**Challenge:** Everything in the listing except the pictures should be written out exactly.

**Data segment:**

▼

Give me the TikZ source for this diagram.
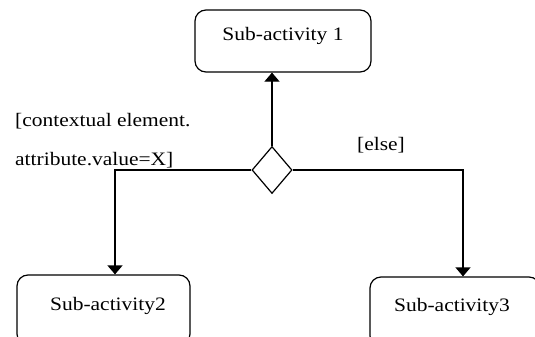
\documentclass[tikz,border=0pt]{standalone}
\usepackage{fontspec}
\usepackage{graphicx}
\setmainfont{Liberation Serif}
\usetikzlibrary{arrows.meta,shapes.geometric}
\newcommand{\wide}[1]{\scalebox{1.13}[1]{#1}}
\tikzset{
  box/.style={draw, line width=1.2pt, rounded corners=11pt, inner sep=0pt},
  txt/.style={inner sep=0pt, font=\fontsize{19}{22}\selectfont},
  decision/.style={draw, diamond, line width=1.2pt, inner sep=0pt, minimum width=40pt, minimum height=47pt},
  flow/.style={line width=1.2pt, -{Triangle[width=15pt,length=9pt]}}
}
\begin{document}
\begin{tikzpicture}[x=1pt,y=-1pt]
\useasboundingbox (0,0) rectangle (535,337);
\clip (0,0) rectangle (535,337);
% boxes
\node[box, minimum width=176pt, minimum height=62pt] (b1) at (283,41) {};
\node[txt] (t1) at (283,36) {\wide{Sub-activity 1}};
\node[box, minimum width=173pt, minimum height=70pt] (b2) at (103.5,310) {};
\node[txt] (t2) at (108,306) {\wide{Sub-activity2}};
\node[box, minimum width=170pt, minimum height=70pt] (b3) at (455,312) {};
\node[txt] (t3) at (452,307) {\wide{Sub-activity3}};
% decision
\node[decision] (d) at (272,170) {};
% labels
\node[txt, anchor=west] (l1) at (15,121) {\wide{[contextual element.}};
\node[txt, anchor=west] (l2) at (15,160) {\wide{attribute.value=X]}};
\node[txt] (l3) at (381,145) {\wide{[else]}};
% connectors
\draw[flow] (d.north) -- (d.north |- b1.south);
\draw[flow] (d.west) -| ([xshift=11.5pt]b2.north);
\draw[flow] (d.east) -| ([xshift=8pt]b3.north);
\end{tikzpicture}
\end{document}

▲

**Result:**
Give me the TikZ source for this diagram.
\documentclass[tikz,border=0pt]{standalone}
\usepackage{fontspec}
\usepackage{graphicx}
\setmainfont{Liberation Serif}
\usetikzlibrary{arrows.meta,shapes.geometric}
\newcommand{\wide}[1]{\scalebox{1.13}[1]{#1}}
\tikzset{
  box/.style={draw, line width=1.2pt, rounded corners=11pt, inner sep=0pt},
  txt/.style={inner sep=0pt, font=\fontsize{19}{22}\selectfont},
  decision/.style={draw, diamond, line width=1.2pt, inner sep=0pt, minimum width=40pt, minimum height=47pt},
  flow/.style={line width=1.2pt, -{Triangle[width=15pt,length=9pt]}}
}
\begin{document}
\begin{tikzpicture}[x=1pt,y=-1pt]
\useasboundingbox (0,0) rectangle (535,337);
\clip (0,0) rectangle (535,337);
% boxes
\node[box, minimum width=176pt, minimum height=62pt] (b1) at (283,41) {};
\node[txt] (t1) at (283,36) {\wide{Sub-activity 1}};
\node[box, minimum width=173pt, minimum height=70pt] (b2) at (103.5,310) {};
\node[txt] (t2) at (108,306) {\wide{Sub-activity2}};
\node[box, minimum width=170pt, minimum height=70pt] (b3) at (455,312) {};
\node[txt] (t3) at (452,307) {\wide{Sub-activity3}};
% decision
\node[decision] (d) at (272,170) {};
% labels
\node[txt, anchor=west] (l1) at (15,121) {\wide{[contextual element.}};
\node[txt, anchor=west] (l2) at (15,160) {\wide{attribute.value=X]}};
\node[txt] (l3) at (381,145) {\wide{[else]}};
% connectors
\draw[flow] (d.north) -- (d.north |- b1.south);
\draw[flow] (d.west) -| ([xshift=11.5pt]b2.north);
\draw[flow] (d.east) -| ([xshift=8pt]b3.north);
\end{tikzpicture}
\end{document}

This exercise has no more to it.